The expected New York galleries were present, such as Barry Friedman and Heller Gallery of SoHo, but there were also plenty from across the country as well as fourteen international dealers. At the same time, Mr Lyman has showcased a number of categories in depth.
There were works by the Rhodes Island School of Design glass department alumni. Christopher Ries with the Holstein Gallery of Stockbridge, Mass., exhibited some massive glass cut on a wiresaw. His $100,000 “Afterglow” was a show-stopper. Also of note was Heller Gallery’s work by Lino Tagliapietra. “Manhattan”, a grouping of eleven vases of in swirling stripes by this Murano glass artist, was purchased for the International Museum of Glass which is currently under construction in Tacoma, Wash. The presentation by Galerie NGV of Prague of Frantisek Vizner, whose sculptural glass is in the Met and the Louvre, was an additional surprise. Gallery representative, Jitka Pokoma, said, “We already have close to eighty clients in the States.”

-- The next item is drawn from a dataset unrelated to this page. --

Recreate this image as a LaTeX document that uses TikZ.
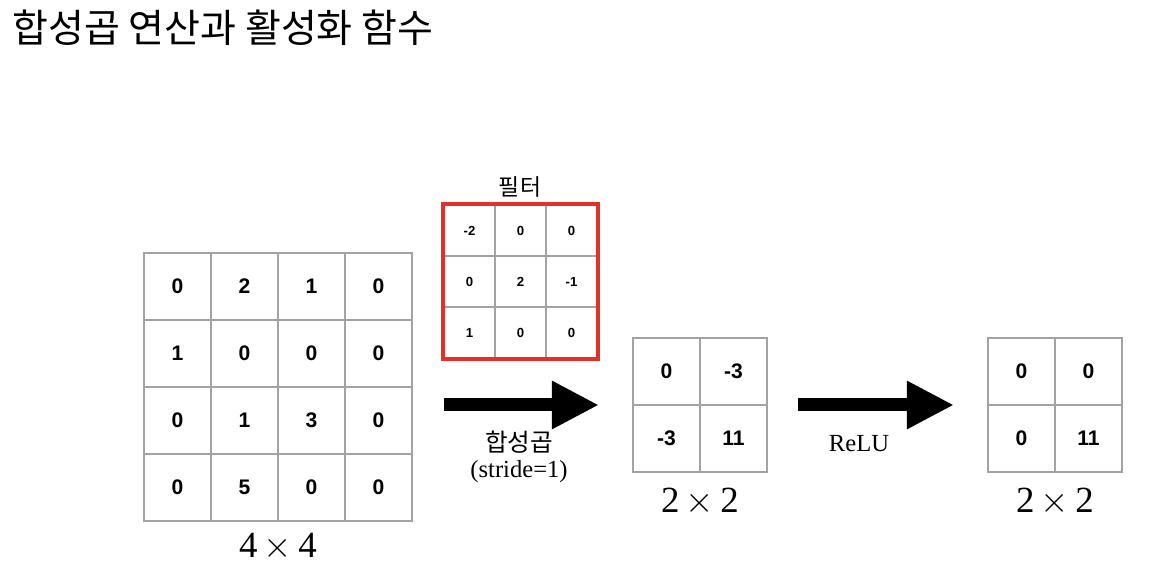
\documentclass[tikz,border=0pt]{standalone}
\usepackage{fontspec}
\setmainfont{Liberation Serif}
\newfontfamily\krfont{Noto Sans CJK KR}
\newfontfamily\numfont{Liberation Sans}
\usepackage{tikz}
\usetikzlibrary{positioning, arrows.meta, fit}
\definecolor{gridgray}{HTML}{A3A3A3}
\definecolor{filtred}{HTML}{E5302A}

\begin{document}
\begin{tikzpicture}[x=0.02cm, y=-0.02cm,
    cell/.style={draw=gridgray, line width=0.8pt, minimum size=1.34cm, inner sep=0pt,
                 font=\numfont\bfseries\fontsize{12}{14}\selectfont},
    fcell/.style={draw=gridgray, line width=0.7pt, minimum size=1.02cm, inner sep=0pt,
                  font=\numfont\bfseries\fontsize{7.5}{9}\selectfont},
    frame/.style={inner sep=0pt},
    dimlbl/.style={anchor=base, inner sep=0pt, font=\fontsize{21}{24}\selectfont},
    oplbl/.style={anchor=base, inner sep=0pt, font=\fontsize{14}{17}\selectfont},
    bigarr/.style={line width=0.26cm, -{Triangle[length=0.94cm, width=0.9cm]}},
]
\useasboundingbox (0,0) rectangle (1150,580);

% Title
\node[anchor=base west, inner sep=0pt, font=\krfont\fontsize{22.2}{26}\selectfont] (title) at (12,43)
  {합성곱 연산과 활성화 함수};

% Input 4x4
\foreach \row [count=\r] in {{0,2,1,0},{1,0,0,0},{0,1,3,0},{0,5,0,0}}
  \foreach \v [count=\c] in \row
    \node[cell] (in-\r-\c) at ({144+67*(\c-0.5)},{253+67*(\r-0.5)}) {\v};
\node[frame, fit=(in-1-1)(in-4-4)] (inp) {};
\node[dimlbl] (in-dim) at (278,558) {4\,$\times$\,4};

% Filter 3x3
\foreach \row [count=\r] in {{-2,0,0},{0,2,-1},{1,0,0}}
  \foreach \v [count=\c] in \row
    \node[fcell] (flt-\r-\c) at ({444+51*(\c-0.5)},{205+51*(\r-0.5)}) {\v};
\node[frame, draw=filtred, line width=0.08cm, fit=(flt-1-1)(flt-3-3)] (flt) {};
\node[inner sep=0pt, font=\krfont\fontsize{13}{15}\selectfont] (flt-lbl) at (520,187) {필터};

% Convolution result 2x2
\foreach \row [count=\r] in {{0,-3},{-3,11}}
  \foreach \v [count=\c] in \row
    \node[cell] (conv-\r-\c) at ({633+67*(\c-0.5)},{338+67*(\r-0.5)}) {\v};
\node[frame, fit=(conv-1-1)(conv-2-2)] (midg) {};
\node[dimlbl] (conv-dim) at (700,513) {2\,$\times$\,2};

% ReLU result 2x2
\foreach \row [count=\r] in {{0,0},{0,11}}
  \foreach \v [count=\c] in \row
    \node[cell] (act-\r-\c) at ({988+67*(\c-0.5)},{338+67*(\r-0.5)}) {\v};
\node[frame, fit=(act-1-1)(act-2-2)] (outg) {};
\node[dimlbl] (act-dim) at (1055,513) {2\,$\times$\,2};

% Arrows
\draw[bigarr, shorten <=0.62cm, shorten >=0.66cm] (inp.east |- midg.west) -- (midg.west);
\draw[bigarr, shorten <=0.6cm, shorten >=0.66cm] (midg.east) -- (outg.west);

\node[oplbl, font=\krfont\fontsize{14}{17}\selectfont] (conv-lbl) at (519,452) {합성곱};
\node[oplbl] (stride-lbl) at (519,478) {(stride=1)};
\node[oplbl] (relu-lbl) at (859,452) {ReLU};

\end{tikzpicture}
\end{document}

The ceramics of noted Chicago artist Ruth Duckworth were also top-tier. Trained as a stone carver in the 50s, she pioneered the carving of clay. Today her pieces can be found in museums like the Met, Victoria and Albert and Boston Museum of Fine Arts. A wall piece for $65,000 that owes its composition both to Barbara Hepworth and Arp is stunning. By the show’s close, ten pieces were sold.
Barry Friedman showed glass, ceramics, metal and wood. The fused and thermo-formed brilliant glass by Toots Zynsky was a riot of colour. Sales of earthenware Bennet Bean pieces with gold leaf interiors were brisk. Mr Friedman sold eighteen of them and said, “I saw more action, more sales than any show in thirty years.”
Other stars of contemporary decorative arts include Wendell Castle is at Leo Kaplan Modern. His enormous four-poster bed is Disney-gone-baroque at $75,000.
Some of the nation’s best fibre art could be seen at Brown/Grotta Gallery of Wilton, Conn. A twisted and interlaced linen sculptural tapestry by Sheila Hicks was sumptuous even at $68,000. Their biggest selling category was bowls in a range of materials that says so much about the diversity of this field: apricot branches, price tags, paper, and fabric squares.
Kitsch unfortunately was not absent. These were pendants adorned with the Crucifix shrouded in a red T-shirt and Christina Bothwell’s burned dolls categorised as sculpture, no less. There were even $60 stencilled velvet scarves.